The chill that has crept over some segments of the Toronto housing market may soon extend to one of its persistent hot spots: condominiums.
Evidence of a slowdown is emerging as new rules make it tougher to get a mortgage and borrowing costs rise for the first time in almost a decade. That’s reducing the appeal of Toronto condos, whose average price now exceeds $560,000. Projects are taking longer to sell and, in some areas, developers are using incentives to move units.
“There are cash incentives being offered, discount parking being offered,” said Robert Gidwani, a broker at REsource Realty. “We’ve seen a bit more incentives especially in the resale market, we are seeing fewer multiple offers coming in.”
Christopher Bibby, a broker at RE/MAX Hallmark Bibby Group Realty, said demand is still “extremely active” for condos with “wow factor,” such as a one-bedroom unit near Bloor St. with unobstructed views of the water that sold for the list price of $629,900 in less than 48 hours.

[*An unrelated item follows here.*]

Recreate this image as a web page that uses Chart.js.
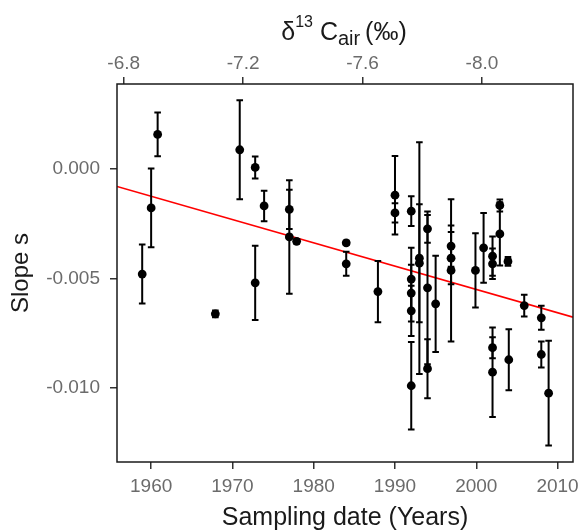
<!DOCTYPE html>
<html><head><meta charset="utf-8">
<script src="https://cdn.jsdelivr.net/npm/chart.js@4.4.1/dist/chart.umd.min.js"></script>
<style>html,body{margin:0;padding:0;background:#fff;} #wrap{width:580px;height:530px;position:relative;}</style>
</head><body><div id="wrap"><canvas id="c" width="580" height="530"></canvas></div>
<script>
// ---- data ----
const years = [1958.9, 1960.0, 1960.8, 1967.9, 1970.9, 1972.8, 1972.8, 1973.9, 1977.0, 1977.0, 1977.9,
  1984.0, 1984.0, 1987.9, 1990.0, 1990.0, 1992.0, 1992.0, 1992.0, 1992.0, 1992.0, 1993.0, 1993.0,
  1994.0, 1994.0, 1994.0, 1995.0, 1996.9, 1996.9, 1996.9, 1999.9, 2000.9, 2002.0, 2002.0, 2002.0,
  2002.0, 2002.9, 2002.9, 2003.9, 2004.0, 2005.9, 2008.0, 2008.0, 2008.9];
const slopes = [-0.0048, -0.00177, 0.00159, -0.00662, 0.00089, 0.00008, -0.0052, -0.00168, -0.00184, -0.0031, -0.0033,
  -0.00337, -0.00433, -0.0056, -0.00119, -0.0020, -0.00192, -0.00503, -0.00567, -0.00648, -0.00991, -0.00407, -0.0043,
  -0.00273, -0.00543, -0.00913, -0.00616, -0.00352, -0.00407, -0.00463, -0.00463, -0.0036, -0.00398, -0.00433, -0.00817,
  -0.00929, -0.00166, -0.00296, -0.00422, -0.00872, -0.00624, -0.0068, -0.00848, -0.01025];
const errors = [0.00135, 0.0018, 0.001, 0.00015, 0.00227, 0.0005, 0.0017, 0.0007, 0.0009, 0.0026, 0.0001,
  0.0001, 0.00055, 0.0014, 0.0018, 0.00044, 0.00068, 0.00143, 0.0013, 0.00115, 0.002, 0.0053, 0.0027,
  0.00063, 0.0035, 0.00135, 0.0022, 0.00094, 0.0012, 0.00326, 0.0017, 0.0016, 0.0009, 0.0007, 0.00048,
  0.00205, 0.00027, 0.00145, 0.0002, 0.0014, 0.0005, 0.00055, 0.0006, 0.0024];
const yearTicks = [1960, 1970, 1980, 1990, 2000, 2010];
const slopeTicks = [0.000, -0.005, -0.010];
const d13cTicks = [-6.8, -7.2, -7.6, -8.0];
const yearRange = [1955.8, 2011.9];
const slopeRange = [-0.0134, 0.0039];
const d13cRange = [-8.305, -6.7775];
const fitSlope = -0.0001066;   // per year
const fitAt1960 = -0.00124;

const FONT = "'Liberation Sans', Arial, sans-serif";
Chart.defaults.font.family = FONT;

const fitLine = yearRange.map(x => ({x: x, y: fitAt1960 + fitSlope * (x - 1960)}));
const pts = years.map((x, i) => ({x: x, y: slopes[i]}));

const errorBars = {
  id: 'errorBars',
  beforeDatasetDraw(chart, args) {
    if (args.index !== 0) return;
    const ctx = chart.ctx, x = chart.scales.x, y = chart.scales.y;
    ctx.save();
    ctx.strokeStyle = '#000'; ctx.lineWidth = 2;
    const cap = 3.3;
    years.forEach((yr, i) => {
      const px = x.getPixelForValue(yr);
      const t = y.getPixelForValue(slopes[i] + errors[i]);
      const b = y.getPixelForValue(slopes[i] - errors[i]);
      ctx.beginPath();
      ctx.moveTo(px, t); ctx.lineTo(px, b);
      ctx.moveTo(px - cap, t); ctx.lineTo(px + cap, t);
      ctx.moveTo(px - cap, b); ctx.lineTo(px + cap, b);
      ctx.stroke();
    });
    ctx.restore();
  }
};

const frameAndTitles = {
  id: 'frameAndTitles',
  afterDraw(chart) {
    const ctx = chart.ctx, a = chart.chartArea;
    ctx.save();
    ctx.strokeStyle = '#1a1a1a'; ctx.lineWidth = 1.5;
    ctx.strokeRect(a.left, a.top, a.right - a.left, a.bottom - a.top);
    ctx.fillStyle = '#1a1a1a';
    // bottom title
    ctx.font = '25px ' + FONT;
    ctx.textAlign = 'center'; ctx.textBaseline = 'alphabetic';
    ctx.fillText('Sampling date (Years)', (a.left + a.right) / 2, 525);
    // left title
    ctx.save();
    ctx.translate(28, (a.top + a.bottom) / 2);
    ctx.rotate(-Math.PI / 2);
    ctx.font = '24px ' + FONT;
    ctx.fillText('Slope s', 0, 0);
    ctx.restore();
    // top title with super/subscripts
    ctx.textAlign = 'left';
    const parts = [
      {t: 'δ', f: 25, dy: 40, gap: 0},
      {t: '13', f: 16, dy: 27, gap: 0},
      {t: ' C', f: 25, dy: 40, gap: 0},
      {t: 'air', f: 20, dy: 45, gap: 0},
      {t: ' (‰)', f: 25, dy: 40, gap: -2}
    ];
    let total = 0;
    parts.forEach(p => { ctx.font = p.f + 'px ' + FONT; p.w = ctx.measureText(p.t).width; total += p.w + p.gap; });
    let cx = 344 - total / 2;
    parts.forEach(p => {
      ctx.font = p.f + 'px ' + FONT;
      cx += p.gap;
      ctx.fillText(p.t, cx, p.dy);
      cx += p.w;
    });
    ctx.restore();
  }
};

const tickFont = {size: 19, family: FONT};
const tickColor = '#6b6b6b';
const gridOpts = {drawOnChartArea: false, drawTicks: true, tickLength: 7, color: '#333', lineWidth: 1.5};
const noPad = s => { s.paddingLeft = 0; s.paddingRight = 0; s.paddingTop = 0; s.paddingBottom = 0; };

new Chart(document.getElementById('c'), {
  type: 'scatter',
  data: {
    datasets: [
      {label: 'slope', data: pts, xAxisID: 'x', yAxisID: 'y',
       pointRadius: 4.4, pointHoverRadius: 4.4, backgroundColor: '#000', borderWidth: 0},
      {type: 'line', label: 'fit', data: fitLine, xAxisID: 'x', yAxisID: 'y',
       borderColor: '#ff0000', borderWidth: 1.6, pointRadius: 0, fill: false}
    ]
  },
  options: {
    responsive: false, animation: false, devicePixelRatio: 1,
    layout: {padding: {left: 0, right: 7, top: 0, bottom: 0}},
    plugins: {legend: {display: false}, tooltip: {enabled: false}},
    scales: {
      x: {type: 'linear', position: 'bottom', min: yearRange[0], max: yearRange[1],
        afterBuildTicks: s => { s.ticks = yearTicks.map(v => ({value: v})); },
        afterFit: s => { s.height = 68; noPad(s); },
        grid: gridOpts, border: {display: false},
        ticks: {font: tickFont, color: tickColor, padding: 6, autoSkip: false, maxRotation: 0,
          callback: v => String(v)}},
      x2: {type: 'linear', position: 'top', reverse: true, min: d13cRange[0], max: d13cRange[1],
        afterBuildTicks: s => { s.ticks = d13cTicks.map(v => ({value: v})); },
        afterFit: s => { s.height = 84; noPad(s); },
        grid: gridOpts, border: {display: false},
        ticks: {font: tickFont, color: tickColor, padding: 2, autoSkip: false, maxRotation: 0,
          callback: v => v.toFixed(1)}},
      y: {type: 'linear', position: 'left', min: slopeRange[0], max: slopeRange[1],
        afterBuildTicks: s => { s.ticks = slopeTicks.map(v => ({value: v})); },
        afterFit: s => { s.width = 117; noPad(s); },
        grid: gridOpts, border: {display: false},
        ticks: {font: tickFont, color: tickColor, padding: 10, autoSkip: false,
          callback: v => v.toFixed(3)}}
    }
  },
  plugins: [errorBars, frameAndTitles]
});
</script></body></html>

But more generic inventory is taking longer to sell. “You’re not seeing the same pace of growth or aggressiveness on the buyer side,” he said.
The question is whether condos will join the slump in the single-family home segment, signalling a broader correction in the Canadian housing market, a risk policymakers have flagged for several years but which has so far failed to materialize. Condos accounted for 30 per cent of total Toronto sales in May.
Some developers are starting to give buyers longer than the usual six months to come up with a down payment, which usually ranges from 15 to 25 per cent. “That really increases the affordability level for people who are saving and paying as they go,” Gidwani said.